Glutathione plays a role in eliminating many carcinogens as well as maintaining immune function towards providing stronger anti-tumor defenses. (Cancer Letters 57: 91-94 1991)
It is known that as we age, there is a precipitous drop in Glutathione levels. Lower Glutathione levels are implicated in many diseases associated with aging, including Cataracts, Alzheimer’s disease, Parkinson’s, Arteriosclerosis and others. Journal of Clinical Epidemiology 47: 1021-28 1994
Low Glutathione levels have been demonstrated in neurodegenerative diseases such as MS (Multiple Sclerosis), ALS (Lou Gehrig’s Disease), Alzheimer’s, and Parkinson’s, among others. The Lancel 344: 796-798 1994
Toxins, Pollution, Radiation
Glutathione detoxifies many pollutants, carcinogens, and poisons, including many in fuel exhaust and cigarette smoke. It retards damage from radiation such as seen with loss of the ozone (Annual Review of Biochemistry 52 : 711-780 1983). The liver is the main detoxification organ of the body. In the liver we find very high concentrations of GSH, as it is a major factor in numerous biochemical detoxification pathways. Numerous studies have demonstrated that patients with compromised liver function due to alcohol abuse have significant reductions of GSH in the liver (Lamestro, 1995).
Low Glutathione levels with result in poor survival in AIDS patients. Much literature has been written demonstrating the role of enhancing GSH levels in AIDS patients (Proc. National Acad. Science USA 94: 2967-72 1997).
Below is more information on the benefits for HIV and AIDS.
Role of Cysteine and Glutathione in HIV infection and other diseases associated with muscle wasting and immunological dysfunction.
The combination of abnormally low plasma cysteine and glutamine levels, low natural killer (NK) cell activity, skeletal muscle wasting or muscle fatigue, and increased rates of urea production defines a complex of abnormalities that is tentatively called “low CG syndrome.” These symptoms are found in patients with HIV infection, cancer, major injuries, sepsis, Crohn’s disease, ulcerative colitis, chronic fatigue syndrome, and to some extent in over trained athletes. The coincidence of these symptoms in diseases of different etiological origin suggests a causal relationship. The low NK cell activity in most cases is not life threatening, but may be disastrous in HIV infection because it may compromise the initially stable balance between the immune system and virus, and trigger disease progression.
This hypothesis is supported by the coincidence observed between the decrease of CD4+ T cells and a decrease in the plasma cysteine level. In addition, recent studies revealed important clues about the role of cysteine and Glutathione in the development of skeletal muscle wasting.

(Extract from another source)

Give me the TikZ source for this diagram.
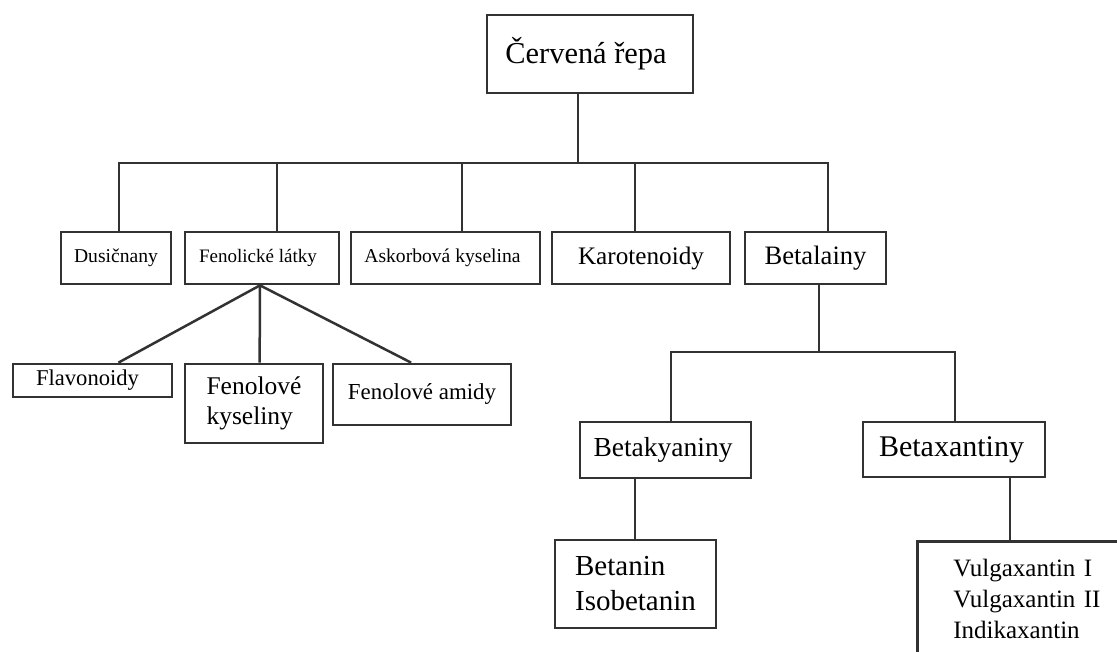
\documentclass[tikz,border=0pt]{standalone}
\usepackage{fontspec}
\setmainfont{Liberation Serif}
\usetikzlibrary{calc}
\definecolor{ln}{RGB}{50,50,50}
\tikzset{
  box/.style={draw=ln, line width=2.7pt, rectangle, inner sep=0pt, fill=white, text=black},
  conn/.style={draw=ln, line width=2.5pt},
}
\newcommand{\fsz}[2]{\fontsize{#1}{#2}\selectfont}
\begin{document}
\begin{tikzpicture}[x=1pt,y=-1pt]
\clip (0,0) rectangle (1117,651);
\fill[white] (0,0) rectangle (1117,651);

% level 0
\node[box, minimum width=206pt, minimum height=78pt, font=\fsz{30.4}{36}] (root) at (590,54) {Červená řepa\kern8pt};

% level 1
\node[box, minimum width=110pt, minimum height=52pt, font=\fsz{19.6}{23}] (dus) at (116,258) {Dusičnany};
\node[box, minimum width=154pt, minimum height=52pt, font=\fsz{19}{23}] (fenol) at (262,258) {Fenolické látky\kern8pt};
\node[box, minimum width=189pt, minimum height=52pt, font=\fsz{19.6}{23}] (askor) at (445.5,258) {Askorbová kyselina\kern6pt};
\node[box, minimum width=178pt, minimum height=52pt, font=\fsz{25.2}{30}] (karot) at (641,258) {Karotenoidy};
\node[box, minimum width=141pt, minimum height=52pt, font=\fsz{26.6}{32}] (betal) at (815.5,258) {Betalainy};

% level 2 (phenolics)
\node[box, minimum width=159pt, minimum height=33pt, font=\fsz{22.6}{27}] (flav) at (92.5,380.5) {Flavonoidy\kern10pt};
\node[box, minimum width=138pt, minimum height=79pt, align=left, font=\fsz{25.5}{30}] (fenkys) at (254,403.5) {Fenolové\\kyseliny};
\node[box, minimum width=178pt, minimum height=61pt, font=\fsz{22.9}{27}] (amid) at (422,394.5) {Fenolové amidy};

% level 2 (betalains)
\node[box, minimum width=171pt, minimum height=56pt, font=\fsz{27.5}{33}] (betak) at (665.5,450) {Betakyaniny\kern5pt};
\node[box, minimum width=182pt, minimum height=55pt, font=\fsz{30}{36}] (betax) at (954,449.5) {Betaxantiny\kern5pt};

% level 3
\node[box, minimum width=161pt, minimum height=88pt, align=left, font=\fsz{29}{35}] (betan) at (635.5,584) {Betanin\\Isobetanin};
\node[box, anchor=north west, minimum width=230pt, minimum height=116pt, text width=158pt, align=left, font=\fsz{25}{31}] (vulg) at (916,540) {Vulgaxantin I\\Vulgaxantin II\\Indikaxantin};

% junction coordinates
\coordinate (jr) at (578,163);
\coordinate (j1) at (119,163);
\coordinate (j2) at (277,163);
\coordinate (j3) at (462,163);
\coordinate (j4) at (635,163);
\coordinate (j5) at (828,163);
\coordinate (kb) at (819,352);
\coordinate (k1) at (671,352);
\coordinate (k2) at (955,352);
\coordinate (a0) at (260,300);
\coordinate (m1) at (635,510);
\coordinate (m2) at (1010,510);

% connectors level 0 -> 1
\draw[conn] (root.south -| jr) -- (jr);
\draw[conn] (dus.north -| j1) -- (j1) -- (j5) -- (betal.north -| j5);
\draw[conn] (j2) -- (fenol.north -| j2);
\draw[conn] (j3) -- (askor.north -| j3);
\draw[conn] (j4) -- (karot.north -| j4);

% phenolics fan
\draw[conn] (fenol.south -| a0) -- ($(flav.north west)!0.66!(flav.north east)$);
\draw[conn] (fenol.south -| a0) -- ($(fenkys.north west)!0.54!(fenkys.north east)$);
\draw[conn] (fenol.south -| a0) -- ($(amid.north west)!0.44!(amid.north east)$);

% betalains
\draw[conn] (betal.south -| kb) -- (kb);
\draw[conn] (betak.north -| k1) -- (k1) -- (k2) -- (betax.north -| k2);
\draw[conn] (betak.south -| m1) -- (betan.north -| m1);
\draw[conn] (betax.south -| m2) -- (vulg.north -| m2);
\end{tikzpicture}
\end{document}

Evidence suggests that:
1) The cysteine level is regulated primarily by the normal post absorptive skeletal muscle protein catabolism.
2) The cysteine level itself is a physiological regulator of nitrogen balance and body cell mass.
3) The cysteine-mediated regulatory circuit is compromised in various catabolic conditions, including old age
4) Cysteine supplementation may be a useful therapy if combined with disease-specific treatments such as antiviral therapy in HIV infection
1. Biochemical Pharmacology 47:2113-2123 1994
2. Droege W, Holm E. Role of cysteine and glutathione HIV-wasting and other diseases associated with muscle wasting and immunoglobulin function. FASEB J 1997; 11:10771089
3. Whey Protein Report, Current Concepts on Whey Protein Usage, Prepared for The Cleveland Eye Clinic, by: David Marshall, Jr., O.D., Ph.D., Consult.